[Source code of charts]
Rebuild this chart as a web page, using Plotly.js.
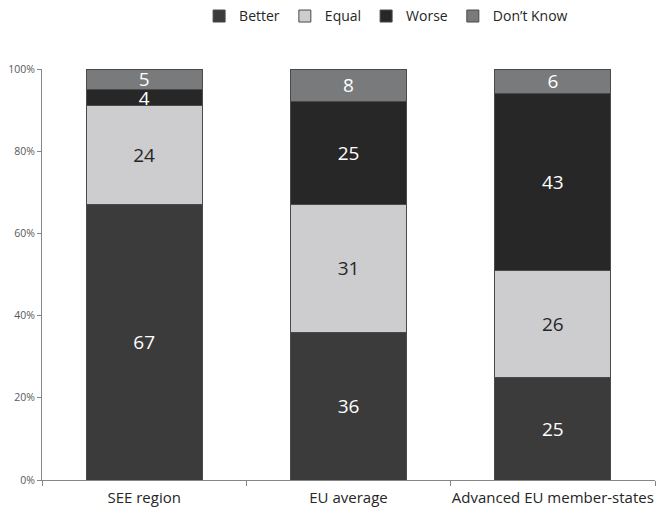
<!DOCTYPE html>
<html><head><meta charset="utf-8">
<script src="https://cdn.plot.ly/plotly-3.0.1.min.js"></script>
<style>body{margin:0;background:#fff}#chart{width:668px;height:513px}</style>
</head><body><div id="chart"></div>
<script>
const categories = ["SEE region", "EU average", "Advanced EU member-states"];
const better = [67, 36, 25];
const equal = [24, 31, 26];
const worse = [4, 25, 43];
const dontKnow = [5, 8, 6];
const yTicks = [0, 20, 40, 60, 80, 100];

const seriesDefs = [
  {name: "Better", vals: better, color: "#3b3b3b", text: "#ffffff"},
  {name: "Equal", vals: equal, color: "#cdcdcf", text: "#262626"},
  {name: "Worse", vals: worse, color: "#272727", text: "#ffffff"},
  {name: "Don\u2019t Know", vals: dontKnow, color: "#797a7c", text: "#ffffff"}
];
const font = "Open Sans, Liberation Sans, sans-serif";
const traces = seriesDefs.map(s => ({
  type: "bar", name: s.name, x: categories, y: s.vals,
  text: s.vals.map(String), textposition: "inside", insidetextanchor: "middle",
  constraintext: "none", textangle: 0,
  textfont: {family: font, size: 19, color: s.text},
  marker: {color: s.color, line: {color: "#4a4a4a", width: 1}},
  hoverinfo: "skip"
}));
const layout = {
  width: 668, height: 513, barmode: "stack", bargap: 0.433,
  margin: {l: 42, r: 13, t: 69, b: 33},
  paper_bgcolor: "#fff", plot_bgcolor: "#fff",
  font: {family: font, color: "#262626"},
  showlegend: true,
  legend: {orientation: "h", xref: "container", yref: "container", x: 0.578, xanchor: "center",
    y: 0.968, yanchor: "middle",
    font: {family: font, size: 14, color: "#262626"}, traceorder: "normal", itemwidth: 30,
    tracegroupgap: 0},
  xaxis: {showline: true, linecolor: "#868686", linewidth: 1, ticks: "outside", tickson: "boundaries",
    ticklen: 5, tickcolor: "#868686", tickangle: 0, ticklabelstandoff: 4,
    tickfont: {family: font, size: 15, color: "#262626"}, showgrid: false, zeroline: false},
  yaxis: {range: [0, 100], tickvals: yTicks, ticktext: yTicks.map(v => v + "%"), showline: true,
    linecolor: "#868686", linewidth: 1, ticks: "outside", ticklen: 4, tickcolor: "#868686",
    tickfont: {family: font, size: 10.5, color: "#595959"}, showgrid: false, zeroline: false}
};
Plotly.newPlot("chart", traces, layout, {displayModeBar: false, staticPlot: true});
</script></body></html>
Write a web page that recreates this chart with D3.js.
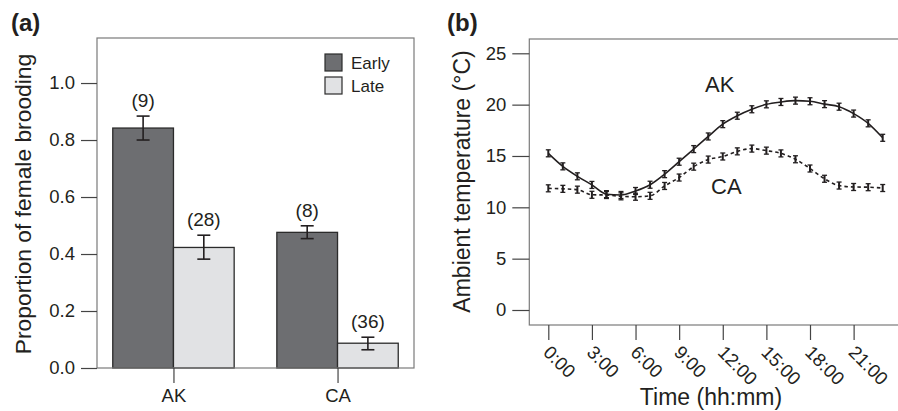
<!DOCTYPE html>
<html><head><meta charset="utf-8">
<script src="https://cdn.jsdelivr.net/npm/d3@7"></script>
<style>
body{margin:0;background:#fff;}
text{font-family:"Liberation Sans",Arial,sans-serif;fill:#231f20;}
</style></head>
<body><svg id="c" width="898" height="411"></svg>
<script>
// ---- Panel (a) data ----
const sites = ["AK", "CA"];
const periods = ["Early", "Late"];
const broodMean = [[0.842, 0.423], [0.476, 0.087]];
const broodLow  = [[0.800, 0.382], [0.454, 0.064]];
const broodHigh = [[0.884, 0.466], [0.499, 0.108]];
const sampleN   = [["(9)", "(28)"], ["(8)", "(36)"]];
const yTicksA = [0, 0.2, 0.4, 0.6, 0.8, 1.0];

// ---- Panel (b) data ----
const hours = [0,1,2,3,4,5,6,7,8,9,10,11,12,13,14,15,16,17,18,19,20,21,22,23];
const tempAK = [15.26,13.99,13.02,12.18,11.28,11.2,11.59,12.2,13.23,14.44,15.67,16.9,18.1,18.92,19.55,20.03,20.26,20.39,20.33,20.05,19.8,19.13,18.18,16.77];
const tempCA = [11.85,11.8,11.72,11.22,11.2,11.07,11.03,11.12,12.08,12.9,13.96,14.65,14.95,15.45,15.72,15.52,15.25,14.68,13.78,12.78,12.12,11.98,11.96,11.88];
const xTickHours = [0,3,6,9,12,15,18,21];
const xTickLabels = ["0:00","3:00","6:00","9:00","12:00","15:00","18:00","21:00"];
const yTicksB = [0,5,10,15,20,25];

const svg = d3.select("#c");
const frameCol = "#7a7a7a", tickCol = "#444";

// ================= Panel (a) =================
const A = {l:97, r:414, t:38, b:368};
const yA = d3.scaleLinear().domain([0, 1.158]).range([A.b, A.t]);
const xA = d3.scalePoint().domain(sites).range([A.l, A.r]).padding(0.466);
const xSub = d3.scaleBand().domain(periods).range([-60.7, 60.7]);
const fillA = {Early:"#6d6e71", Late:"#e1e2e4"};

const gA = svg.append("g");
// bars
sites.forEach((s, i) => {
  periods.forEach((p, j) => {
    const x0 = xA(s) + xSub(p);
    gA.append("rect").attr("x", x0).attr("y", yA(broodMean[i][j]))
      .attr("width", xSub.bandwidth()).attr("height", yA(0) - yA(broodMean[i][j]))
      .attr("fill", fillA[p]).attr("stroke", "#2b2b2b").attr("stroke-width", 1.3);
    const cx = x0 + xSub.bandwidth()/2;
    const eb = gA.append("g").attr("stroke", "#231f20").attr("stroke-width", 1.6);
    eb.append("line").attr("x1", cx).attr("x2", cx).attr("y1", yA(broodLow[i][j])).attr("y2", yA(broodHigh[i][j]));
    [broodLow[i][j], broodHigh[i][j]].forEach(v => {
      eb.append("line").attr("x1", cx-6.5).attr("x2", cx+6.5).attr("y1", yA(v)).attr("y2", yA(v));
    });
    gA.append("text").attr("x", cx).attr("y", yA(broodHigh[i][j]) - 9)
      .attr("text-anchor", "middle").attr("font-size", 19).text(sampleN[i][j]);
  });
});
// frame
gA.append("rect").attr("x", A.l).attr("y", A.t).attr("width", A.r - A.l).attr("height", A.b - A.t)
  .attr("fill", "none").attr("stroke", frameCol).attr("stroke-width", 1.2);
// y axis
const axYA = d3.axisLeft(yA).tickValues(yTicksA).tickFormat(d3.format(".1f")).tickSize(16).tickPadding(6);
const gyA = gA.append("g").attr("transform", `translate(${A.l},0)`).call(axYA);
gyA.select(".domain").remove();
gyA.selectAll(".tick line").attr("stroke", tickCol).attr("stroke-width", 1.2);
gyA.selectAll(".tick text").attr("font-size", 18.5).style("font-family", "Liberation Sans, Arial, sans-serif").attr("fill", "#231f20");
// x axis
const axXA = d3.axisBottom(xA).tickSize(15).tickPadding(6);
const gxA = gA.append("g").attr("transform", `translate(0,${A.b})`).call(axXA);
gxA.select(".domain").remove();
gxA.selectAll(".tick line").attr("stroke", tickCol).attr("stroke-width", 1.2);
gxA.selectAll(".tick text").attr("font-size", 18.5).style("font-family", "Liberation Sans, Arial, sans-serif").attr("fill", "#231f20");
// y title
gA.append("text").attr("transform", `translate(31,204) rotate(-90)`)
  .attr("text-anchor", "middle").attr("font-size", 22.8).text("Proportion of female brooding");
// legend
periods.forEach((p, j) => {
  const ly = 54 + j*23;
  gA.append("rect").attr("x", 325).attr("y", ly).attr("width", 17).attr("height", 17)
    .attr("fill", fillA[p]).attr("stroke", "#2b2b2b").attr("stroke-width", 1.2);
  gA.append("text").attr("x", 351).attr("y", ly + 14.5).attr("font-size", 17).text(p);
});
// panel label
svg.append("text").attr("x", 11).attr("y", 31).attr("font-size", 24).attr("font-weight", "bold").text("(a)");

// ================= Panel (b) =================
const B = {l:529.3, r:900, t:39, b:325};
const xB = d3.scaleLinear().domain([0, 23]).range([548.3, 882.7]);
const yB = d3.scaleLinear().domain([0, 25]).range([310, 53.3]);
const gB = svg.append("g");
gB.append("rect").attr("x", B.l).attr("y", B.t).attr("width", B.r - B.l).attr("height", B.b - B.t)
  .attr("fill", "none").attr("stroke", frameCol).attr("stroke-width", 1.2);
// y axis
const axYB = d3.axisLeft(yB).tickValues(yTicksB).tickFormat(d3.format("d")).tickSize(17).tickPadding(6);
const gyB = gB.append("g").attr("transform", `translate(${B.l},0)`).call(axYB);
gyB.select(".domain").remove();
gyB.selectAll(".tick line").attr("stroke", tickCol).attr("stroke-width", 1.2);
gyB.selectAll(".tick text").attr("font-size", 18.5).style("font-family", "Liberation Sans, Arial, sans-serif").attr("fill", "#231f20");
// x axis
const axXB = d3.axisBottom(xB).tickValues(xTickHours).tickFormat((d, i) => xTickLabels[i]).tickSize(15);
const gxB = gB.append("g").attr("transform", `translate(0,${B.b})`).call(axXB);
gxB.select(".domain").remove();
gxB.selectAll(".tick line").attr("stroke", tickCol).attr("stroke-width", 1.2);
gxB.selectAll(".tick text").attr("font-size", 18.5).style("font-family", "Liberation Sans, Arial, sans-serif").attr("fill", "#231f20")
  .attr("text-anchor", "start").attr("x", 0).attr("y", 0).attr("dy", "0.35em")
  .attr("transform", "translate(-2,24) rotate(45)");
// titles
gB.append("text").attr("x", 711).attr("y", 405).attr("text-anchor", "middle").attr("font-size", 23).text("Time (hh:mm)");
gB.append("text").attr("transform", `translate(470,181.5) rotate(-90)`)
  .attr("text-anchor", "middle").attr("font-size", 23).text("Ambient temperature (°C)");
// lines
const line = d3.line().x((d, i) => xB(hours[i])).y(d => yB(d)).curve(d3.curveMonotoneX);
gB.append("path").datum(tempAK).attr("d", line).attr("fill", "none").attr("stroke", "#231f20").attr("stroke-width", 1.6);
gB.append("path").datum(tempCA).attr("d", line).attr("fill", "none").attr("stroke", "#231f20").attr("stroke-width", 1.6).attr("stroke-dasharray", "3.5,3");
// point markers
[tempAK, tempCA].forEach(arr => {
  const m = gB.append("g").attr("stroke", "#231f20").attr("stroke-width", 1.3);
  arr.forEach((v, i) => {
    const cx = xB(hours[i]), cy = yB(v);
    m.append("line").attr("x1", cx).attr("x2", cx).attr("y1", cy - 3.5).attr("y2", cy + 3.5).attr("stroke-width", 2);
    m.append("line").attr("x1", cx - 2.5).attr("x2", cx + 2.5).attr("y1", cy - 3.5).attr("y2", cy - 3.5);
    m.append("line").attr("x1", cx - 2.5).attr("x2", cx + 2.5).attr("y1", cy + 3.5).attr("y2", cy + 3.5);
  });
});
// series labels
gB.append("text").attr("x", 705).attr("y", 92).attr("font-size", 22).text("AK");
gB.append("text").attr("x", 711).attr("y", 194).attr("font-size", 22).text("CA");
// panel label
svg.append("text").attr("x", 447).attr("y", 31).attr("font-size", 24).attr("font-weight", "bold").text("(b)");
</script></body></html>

*GIVEN TASK*.
Give again, exactly, the lines from the start of the data through the one holding "const yTicks = [0, 20, 40, 60, 80, 100];"; omit the pictures.

*OUTPUT OF THE TASK*.
Rebuild this chart as a web page, using Plotly.js.
<!DOCTYPE html>
<html><head><meta charset="utf-8">
<script src="https://cdn.plot.ly/plotly-3.0.1.min.js"></script>
<style>body{margin:0;background:#fff}#chart{width:668px;height:513px}</style>
</head><body><div id="chart"></div>
<script>
const categories = ["SEE region", "EU average", "Advanced EU member-states"];
const better = [67, 36, 25];
const equal = [24, 31, 26];
const worse = [4, 25, 43];
const dontKnow = [5, 8, 6];
const yTicks = [0, 20, 40, 60, 80, 100];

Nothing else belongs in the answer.